** BEGIN SOURCE MATERIAL **

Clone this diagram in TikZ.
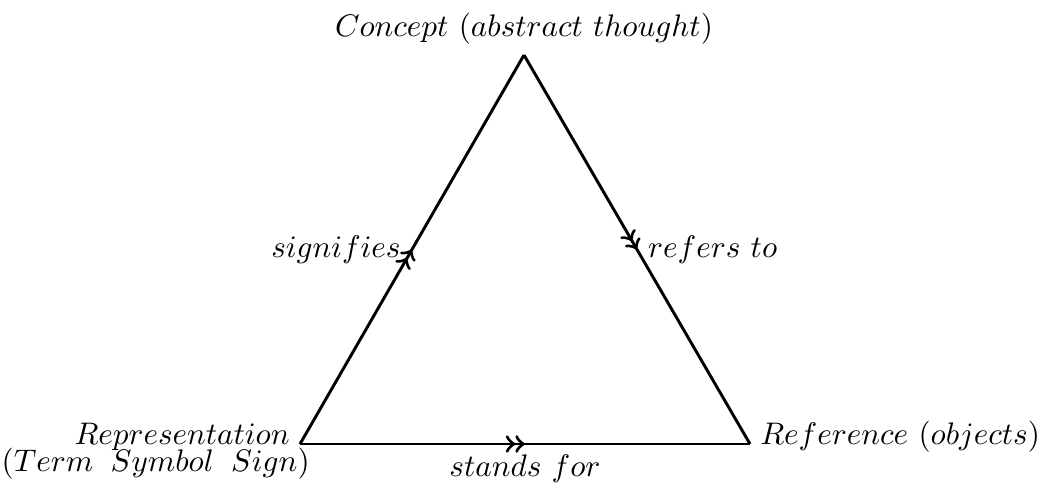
\documentclass[tikz,border=0pt]{standalone}
\usetikzlibrary{decorations.markings}
\begin{document}
\begin{tikzpicture}[x=0.3413pt,y=0.3413pt,
  edge/.style={line width=1pt,postaction={decorate},
    decoration={markings,mark=at position 0.5 with {\arrow[scale=1.1]{>>}}}},
  lbl/.style={inner sep=3.1pt,scale=1.065}]
\useasboundingbox (0,0) rectangle (1049,488);
\coordinate (A) at (300,44);
\coordinate (B) at (750,44);
\coordinate (C) at (524,433);
\draw[edge] (A) -- node[lbl,left] (sig) {$signifies$} (C);
\draw[edge] (C) -- node[lbl,right] (ref) {$refers\ to$} (B);
\draw[edge] (A) -- node[lbl,below] (st) {$stands\ for$} (B);
\node[lbl,above] (con) at (C) {$Concept\ (abstract\ thought)$};
\node[lbl,inner ysep=0pt,anchor=base east] (rep) at (A) {$Representation$};
\node[lbl,inner ysep=0pt,anchor=base east] (term) at (320,17) {$(Term\ \:Symbol\ \:Sign)$};
\node[lbl,anchor=base west] (obj) at (B) {$Reference\ (objects)$};
\end{tikzpicture}
\end{document}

** END SOURCE MATERIAL **

PROBLEM
Give back the whole listing as it stands, minus its pictures.

ANSWER TO THE TASK
Clone this diagram in TikZ.
\documentclass[tikz,border=0pt]{standalone}
\usetikzlibrary{decorations.markings}
\begin{document}
\begin{tikzpicture}[x=0.3413pt,y=0.3413pt,
  edge/.style={line width=1pt,postaction={decorate},
    decoration={markings,mark=at position 0.5 with {\arrow[scale=1.1]{>>}}}},
  lbl/.style={inner sep=3.1pt,scale=1.065}]
\useasboundingbox (0,0) rectangle (1049,488);
\coordinate (A) at (300,44);
\coordinate (B) at (750,44);
\coordinate (C) at (524,433);
\draw[edge] (A) -- node[lbl,left] (sig) {$signifies$} (C);
\draw[edge] (C) -- node[lbl,right] (ref) {$refers\ to$} (B);
\draw[edge] (A) -- node[lbl,below] (st) {$stands\ for$} (B);
\node[lbl,above] (con) at (C) {$Concept\ (abstract\ thought)$};
\node[lbl,inner ysep=0pt,anchor=base east] (rep) at (A) {$Representation$};
\node[lbl,inner ysep=0pt,anchor=base east] (term) at (320,17) {$(Term\ \:Symbol\ \:Sign)$};
\node[lbl,anchor=base west] (obj) at (B) {$Reference\ (objects)$};
\end{tikzpicture}
\end{document}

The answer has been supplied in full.